One of the main advantages of the Sharpe ratio is its ability to produce a measure of a portfolio that takes into account both return and risk. It is also popular because of its capacity to compare different portfolios performance.
The main problem with the Sharpe ratio is that it cannot be used to compare portfolios that have negative Sharpe values and thus it isn't of great help in period of declining markets.

The Sharpe ratio was developed by William Forsyth Sharpe. He used this metric to rank different stocks and then build a trading system that buys the top X securities with the highest Sharpe ratio.

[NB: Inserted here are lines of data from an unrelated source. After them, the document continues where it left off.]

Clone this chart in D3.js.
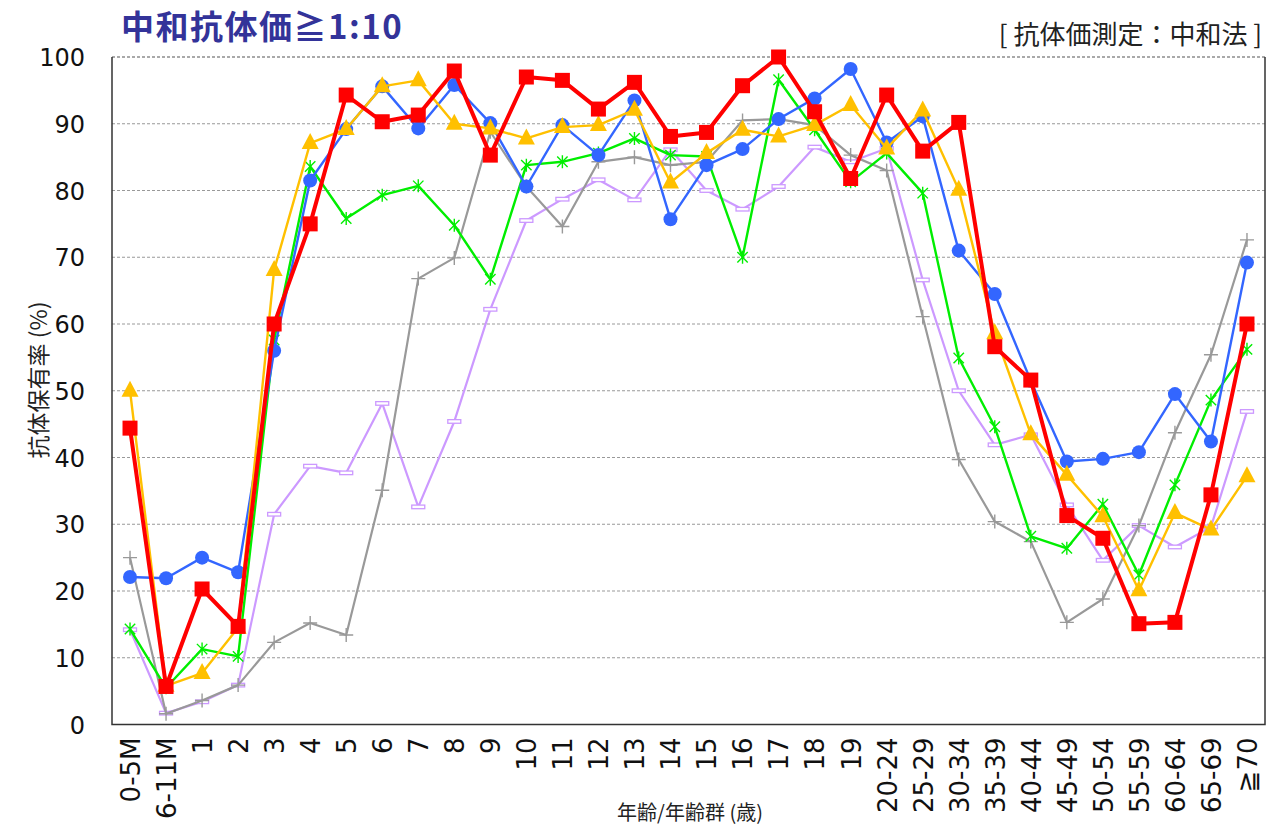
<!DOCTYPE html>
<html><head><meta charset="utf-8">
<script src="https://cdn.jsdelivr.net/npm/d3@7"></script>
<style>body{margin:0;background:#fff}svg{display:block}</style>
</head><body>
<svg id="c" width="1273" height="827"></svg>
<script>
const categories = ["0-5M","6-11M","1","2","3","4","5","6","7","8","9","10","11","12","13","14","15","16","17","18","19","20-24","25-29","30-34","35-39","40-44","45-49","50-54","55-59","60-64","65-69","≧70"];
const yTicks = [0,10,20,30,40,50,60,70,80,90,100];

const lavenderValues = [14.2,1.7,3.4,5.9,31.5,38.7,37.7,48.1,32.6,45.4,62.2,75.5,78.7,81.6,78.6,86.1,80.0,77.2,80.6,86.5,84.3,86.3,66.6,50.0,41.9,43.4,32.9,24.6,29.8,26.6,29.6,46.9];
const grayValues = [25.0,1.6,3.6,5.9,12.3,15.2,13.4,35.1,66.8,69.9,88.8,80.6,74.6,84.3,85.0,83.8,84.3,90.5,90.7,89.8,85.3,83.0,61.1,39.7,30.4,27.4,15.3,18.8,29.8,43.7,55.4,72.6];
const greenValues = [14.3,5.5,11.3,10.2,57.6,83.6,75.8,79.3,80.7,74.8,66.7,83.8,84.3,85.6,87.8,85.3,85.1,70.0,96.6,89.1,81.3,85.6,79.6,54.9,44.6,28.2,26.4,33.0,22.4,35.9,48.6,56.2];
const blueValues = [22.1,21.9,25.0,22.8,56.0,81.5,89.2,95.6,89.3,95.8,90.1,80.6,89.8,85.3,93.5,75.7,83.8,86.2,90.7,93.8,98.2,87.2,91.1,71.0,64.5,51.5,39.4,39.8,40.8,49.5,42.4,69.2];
const yellowValues = [50.0,5.8,7.7,14.5,68.1,87.1,89.2,95.6,96.5,90.0,89.3,87.8,89.5,89.8,92.1,81.2,85.6,89.1,88.1,89.8,92.8,86.3,92.0,80.1,58.6,43.5,37.4,31.2,20.1,31.7,29.2,37.2];
const redValues = [44.4,5.7,20.3,14.7,60.0,75.0,94.3,90.3,91.3,97.9,85.3,97.0,96.5,92.2,96.2,88.1,88.7,95.7,100.0,91.8,81.8,94.3,85.9,90.2,56.6,51.6,31.3,27.9,15.1,15.3,34.4,60.0];

const series = [
  {name:"lavender", values: lavenderValues, color:"#cc99ff", width:2.2, marker:"dash"},
  {name:"gray", values: grayValues, color:"#999999", width:2.2, marker:"plus"},
  {name:"green", values: greenValues, color:"#00ee00", width:2.4, marker:"star"},
  {name:"blue", values: blueValues, color:"#3366ff", width:2.4, marker:"circle"},
  {name:"yellow", values: yellowValues, color:"#ffc000", width:2.4, marker:"triangle"},
  {name:"red", values: redValues, color:"#ff0000", width:4, marker:"square"}
];

const svg = d3.select("#c");
const L = 112, R = 1265, T = 57, B = 724.5;
const x = d3.scalePoint().domain(categories).range([L, R]).padding(0.5);
const y = d3.scaleLinear().domain([0,100]).range([B, T]);

// gridlines
svg.append("g").selectAll("line").data(yTicks.filter(d=>d>0)).join("line")
  .attr("x1", L).attr("x2", R).attr("y1", d=>y(d)).attr("y2", d=>y(d))
  .attr("stroke", d=> d===100 ? "#555" : "#999").attr("stroke-width", 1.2)
  .attr("stroke-dasharray", "3,2");

// frame (left, bottom, right solid)
svg.append("path")
  .attr("d", `M${L},${T} L${L},${B} L${R},${B} L${R},${T}`)
  .attr("fill","none").attr("stroke","#333").attr("stroke-width",1.5);

// y axis
const yAxis = d3.axisLeft(y).tickValues(yTicks).tickSize(0).tickPadding(0);
const yg = svg.append("g").attr("transform", `translate(85,0)`).call(yAxis);
yg.select(".domain").remove();
yg.selectAll("text").attr("font-family","DejaVu Sans, Verdana, sans-serif").attr("font-size",24).attr("fill","#111").attr("dy","0.36em");

// x axis
const xAxis = d3.axisBottom(x).tickSize(0).tickPadding(0);
const xg = svg.append("g").attr("transform", `translate(0,${B})`).call(xAxis);
xg.select(".domain").remove();
xg.selectAll("text")
  .attr("font-family","DejaVu Sans, Verdana, sans-serif").attr("font-size",26).attr("fill","#111")
  .attr("text-anchor","end").attr("transform","rotate(-90)")
  .attr("x",-13).attr("y",0).attr("dy","0.36em");

// lines and markers
const line = d3.line().x((d,i)=>x(categories[i])).y(d=>y(d));
const s7 = 6.5;
const starD = `M0,${-s7}L0,${s7}M${-s7*0.8},${-s7*0.8}L${s7*0.8},${s7*0.8}M${-s7*0.8},${s7*0.8}L${s7*0.8},${-s7*0.8}`;

series.forEach(s=>{
  const g = svg.append("g");
  g.append("path").datum(s.values).attr("d", line)
    .attr("fill","none").attr("stroke", s.color).attr("stroke-width", s.width).attr("stroke-linejoin","round");
  const pts = g.selectAll("g.m").data(s.values).join("g")
    .attr("transform", (d,i)=>`translate(${x(categories[i])},${y(d)})`);
  if (s.marker==="circle") {
    pts.append("circle").attr("r",7).attr("fill", s.color);
  } else if (s.marker==="square") {
    pts.append("rect").attr("x",-7.5).attr("y",-7.5).attr("width",15).attr("height",15).attr("fill", s.color);
  } else if (s.marker==="triangle") {
    pts.append("path").attr("d","M0,-10 L8.5,6 L-8.5,6 Z").attr("fill", s.color);
  } else if (s.marker==="star") {
    pts.append("path").attr("d", starD).attr("stroke", s.color).attr("stroke-width",1.4).attr("fill","none");
  } else if (s.marker==="plus") {
    pts.append("path").attr("d","M-7,0 L7,0 M0,-7 L0,7").attr("stroke", s.color).attr("stroke-width",1.4).attr("fill","none");
  } else if (s.marker==="dash") {
    pts.append("rect").attr("x",-6.5).attr("y",-1.8).attr("width",13).attr("height",3.6).attr("fill","#fff").attr("stroke", s.color).attr("stroke-width",1.3);
  }
});

// titles
svg.append("text").attr("x",121).attr("y",39).text("中和抗体価≧1:10")
  .attr("font-family","Noto Sans CJK JP, sans-serif").attr("font-weight","bold").attr("font-size",33)
  .attr("letter-spacing","1.5px").attr("fill","#333399");
svg.append("text").attr("x",1262).attr("y",44).attr("text-anchor","end").text("[ 抗体価測定：中和法 ]")
  .attr("font-family","Noto Sans CJK JP, sans-serif").attr("font-size",26).attr("fill","#222");
svg.append("text").attr("transform","translate(47,380) rotate(-90)").attr("text-anchor","middle")
  .text("抗体保有率 (%)").attr("font-family","Noto Sans CJK JP, sans-serif").attr("font-size",23).attr("fill","#222");
svg.append("text").attr("x",690).attr("y",820).attr("text-anchor","middle")
  .text("年齢/年齢群 (歳)").attr("font-family","Noto Sans CJK JP, sans-serif").attr("font-size",20).attr("fill","#222");
</script>
</body></html>
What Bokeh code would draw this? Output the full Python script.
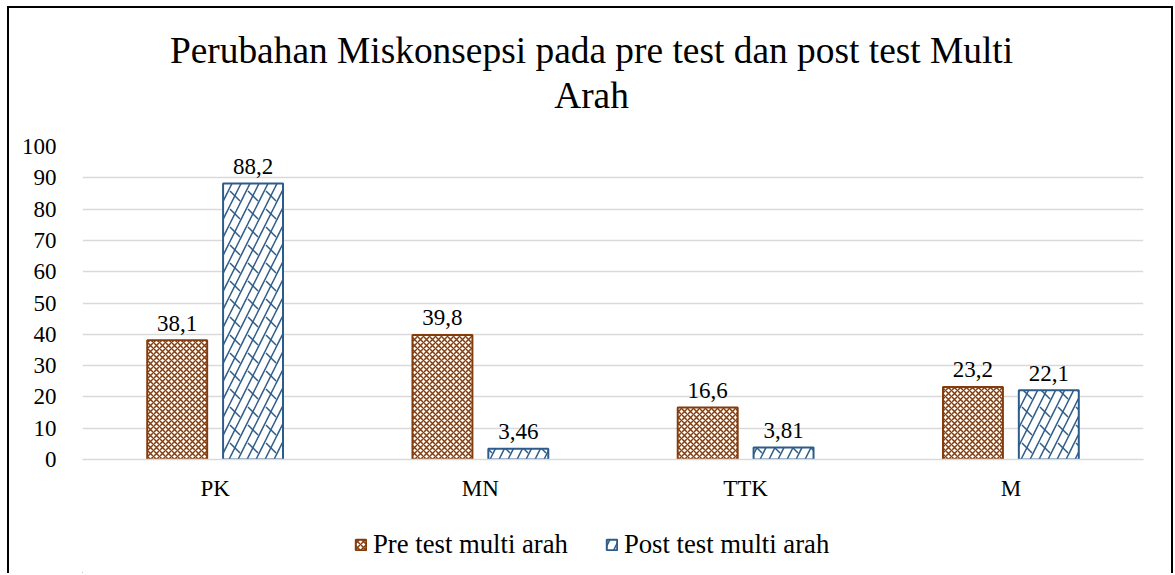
from bokeh.plotting import figure
from bokeh.layouts import column
from bokeh.models import FactorRange, Label, ColumnDataSource, Legend, LegendItem
from bokeh.transform import dodge
from bokeh.core.properties import value
from bokeh.embed import file_html
from bokeh.resources import INLINE

categories = ["PK", "MN", "TTK", "M"]
pre_test = [38.1, 39.8, 16.6, 23.2]
post_test = [88.2, 3.46, 3.81, 22.1]
series_names = ["Pre test multi arah", "Post test multi arah"]
title_lines = ["Perubahan Miskonsepsi pada pre test dan post test Multi", "Arah"]
y_ticks = [0, 10, 20, 30, 40, 50, 60, 70, 80, 90, 100]

FONT = "Liberation Serif"
PRE_C = "#843c0c"
POST_C = "#2e5c8a"
W = 1162

src = ColumnDataSource(dict(
    cat=categories,
    pre=pre_test,
    post=post_test,
    pre_lbl=[f"{v:g}".replace(".", ",") for v in pre_test],
    post_lbl=[f"{v:g}".replace(".", ",") for v in post_test],
))

pre_style = dict(fill_color="white", line_color=PRE_C, line_width=2,
                 hatch_pattern="diagonal_cross", hatch_color=PRE_C, hatch_scale=6,
                 hatch_weight=1.5)
post_style = dict(fill_color="white", line_color=POST_C, line_width=2,
                  hatch_pattern="right_diagonal_line", hatch_color=POST_C, hatch_scale=18,
                  hatch_weight=1.5)


def blank_fig(h):
    # strip whose frame is aligned with the chart frame (page x 82..1143)
    f = figure(width=W, height=h, x_range=(82, 1143), y_range=(0, h),
               x_axis_type=None, y_axis_type=None, output_backend="svg",
               toolbar_location=None, min_border=0)
    f.grid.visible = False
    f.outline_line_color = None
    return f


# ---- title strip ----
top = blank_fig(124)
top.add_layout(Label(x=591, y=82, text=title_lines[0], text_font=FONT,
                     text_font_size="37.4px", text_align="center",
                     text_baseline="alphabetic", text_color="#000000"))
top.add_layout(Label(x=591, y=37, text=title_lines[1], text_font=FONT,
                     text_font_size="37.4px", text_align="center",
                     text_baseline="alphabetic", text_color="#000000"))

# ---- main chart ----
p = figure(x_range=FactorRange(*categories, range_padding=0), y_range=(0, 100),
           frame_width=1061, frame_height=313, output_backend="svg", toolbar_location=None,
           min_border_left=73, min_border_right=28, min_border_top=14, min_border_bottom=47)

p.vbar(x=dodge("cat", -0.143, range=p.x_range), top="pre", width=0.226, source=src, **pre_style)
p.vbar(x=dodge("cat", 0.143, range=p.x_range), top="post", width=0.226, source=src, **post_style)
p.vbar(x=dodge("cat", 0.143, range=p.x_range), top="post", width=0.226, source=src,
       fill_alpha=0, line_alpha=0,
       hatch_pattern="left_diagonal_dash", hatch_color=POST_C, hatch_scale=18,
       hatch_weight=1.5)

p.text(x=dodge("cat", -0.143, range=p.x_range), y="pre", text="pre_lbl", source=src,
       text_font=value(FONT), text_font_size="23px", text_align="center",
       text_baseline="alphabetic", y_offset=-17, text_color="#000000")
p.text(x=dodge("cat", 0.143, range=p.x_range), y="post", text="post_lbl", source=src,
       text_font=value(FONT), text_font_size="23px", text_align="center",
       text_baseline="alphabetic", y_offset=-17, text_color="#000000")

p.yaxis.ticker = y_ticks
p.yaxis.axis_line_color = None
p.yaxis.major_tick_line_color = None
p.yaxis.minor_tick_line_color = None
p.yaxis.major_label_text_font = FONT
p.yaxis.major_label_text_font_size = "23px"
p.yaxis.major_label_text_color = "#000000"
p.yaxis.major_label_standoff = 20

p.xaxis.axis_line_color = "#d9d9d9"
p.xaxis.axis_line_width = 1.5
p.xaxis.major_tick_line_color = None
p.xaxis.minor_tick_line_color = None
p.xaxis.major_label_text_font = FONT
p.xaxis.major_label_text_font_size = "23px"
p.xaxis.major_label_text_color = "#000000"
p.xaxis.major_label_standoff = 10

p.xgrid.grid_line_color = None
p.ygrid.grid_line_color = "#d9d9d9"
p.ygrid.grid_line_width = 1.5
p.outline_line_color = None

# ---- legend strip (proxy renderers sit outside the visible range) ----
bot = blank_fig(67)
lg_pre = bot.vbar(x=[0], top=[-50], width=1, **pre_style)
lg_post = bot.vbar(x=[0], top=[-50], width=1, **post_style)
legend = Legend(items=[LegendItem(label=series_names[0], renderers=[lg_pre]),
                       LegendItem(label=series_names[1], renderers=[lg_post])],
                orientation="horizontal", location=(272, 13),
                label_text_font=FONT, label_text_font_size="26.7px", label_text_color="#000000",
                glyph_width=13, glyph_height=13, label_standoff=6, spacing=37,
                border_line_color=None, background_fill_alpha=0, margin=0, padding=4)
bot.add_layout(legend, "center")

layout = column(top, p, bot, spacing=0)
layout.styles = {"border-left": "2px solid black", "border-top": "2px solid black",
                 "border-right": "2px solid black", "margin-left": "7px", "margin-top": "6px"}

open("out.html", "w").write(file_html(layout, INLINE))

The same idea is used in this trading system. The system doesn't contain any trading rule (you will have to provide your own buy and sell rules); however it contains a ranking system that sorts stocks according to the Sharpe ratio of their close price during the last 60 days. This value can of course be changed (You can set it to the annualized Sharpe ratio for example) and optimized.

For each trading period, buy signals will be ranked according to the Sharpe ratio of the signal's security.

By applying the ranking system to one of my portfolios, I was able to increase the overall trading system's return and decrease its maximum drawdown. The strategy's Sharpe ratio increased mainly because the portfolio's volatility has decreased.

The ranking system that is applied to the trading strategy contains the vector-based "Sharpe" rule.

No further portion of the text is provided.